Posted March 17, 2022 at 10:36am by Anonymous (not verified)

Vermont Fresh Network

Image

Chefs and farmers couldn’t have more opposite schedules. Chefs work primarily in the late afternoon and well into the evening. Farmers are early risers, falling into bed soon after summer poultry are locked in for the evening.

The fact that chefs and farmers are like ships passing in the night is one reason why the Vermont Fresh Network has been invaluable in fostering chef-farmer relationships in Vermont. The organization, whose mission is to increase the amount of local food bought and served by Vermont restaurants, does this, in part, by posting chef and farmer profiles on its website. If a new restaurant wants, say, a source of local lamb, or a local farm wants to sell its lamb to a restaurant, the two can find each other.

Think of it as a matchmaking service for chefs and farmers – except VFN encourages the matchmaking to happen in person.

“When I first started, I was marrying people in my mind, figuring out that this farmer would work well with that chef,” says Meghan Sheradin, executive director of VFN since 2005. “But that didn’t necessarily work. What worked were face-to-face events where they actually met and took the relationship from there.”

This is why VFN hosts a number of events, such as its Annual Forum, annual meeting, and a dinner series. These events help foster the trust that is necessary for a chef-farmer partnership to thrive. Why trust?  “Both partners constantly need to be flexible,” Sheradin says, because of the perpetual risk that Mother Nature poses to on-time delivery by farmers.

In 2012, VFN’s member chefs purchased $9.2 million worth of Vermont grown and raised food. Not all of that was delivered directly to restaurants by farmers, though. Distributors, such as Upper Valley Produce and Black River Produce, were recognized by VFN several years ago as key links in the farm-to-restaurant chain, and a number of them are now VFN members.

To become a member, chefs must purchase food from at least four VFN farmers, producers or processors; ensure that at least 15% of their food is Vermont grown or produced; feature a menu that contains Vermont products which represent three of the six USDA food groups; and attend at least one VFN networking event. A VFN farmer must have at least one purchasing agreement with a VFN-member restaurant.

Because a number of VFN chefs have been purchasing local food for many years, the organization is coming up with new ways to keep membership relevant. In 2013, VFN will start to host field trips, taking chefs to places such as Portland, Maine, and Providence, Rhode Island, to learn about successful farm-restaurant partnerships there. VFN will also start publicly recognizing Vermont chefs who buy from 15 or more farms and spend 30% of their yearly purchases (or $175,000 annually) on local food.

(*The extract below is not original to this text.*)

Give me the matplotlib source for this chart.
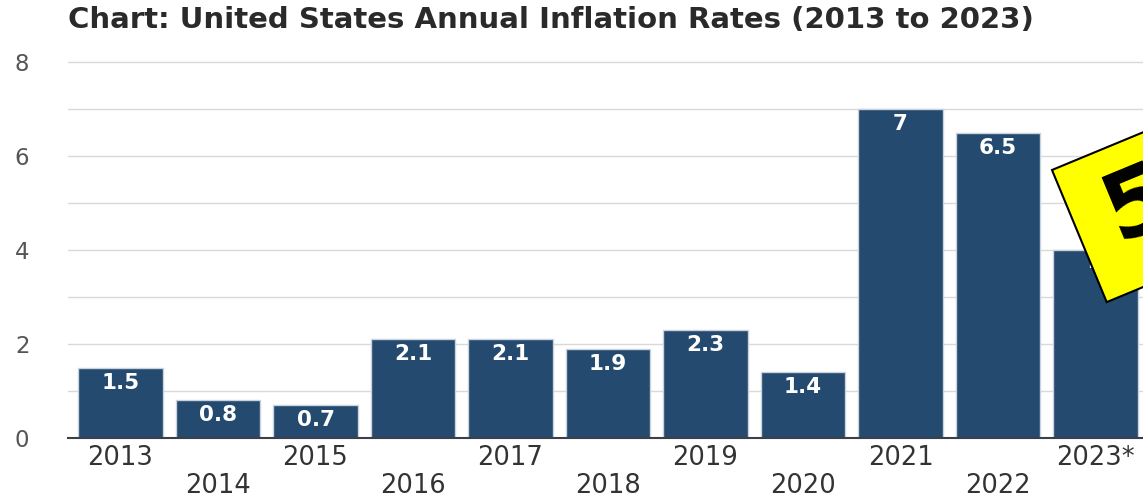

Having launched in 1995, VFN was an early pioneer in raising local food awareness among Vermont diners and tourists. It does so primarily through its Annual Forum, a summer dinner celebration open to all, its “Pocket Guide to Dining Locally,” and its familiar fork-and-knife signs, which hang in VFN restaurants to tell customers that local food is served there.

After all, says Sheradin, “The backbone of our organization is people knowing each other,” and first you have to know whether a person’s heart – and their business plan – is committed to local food.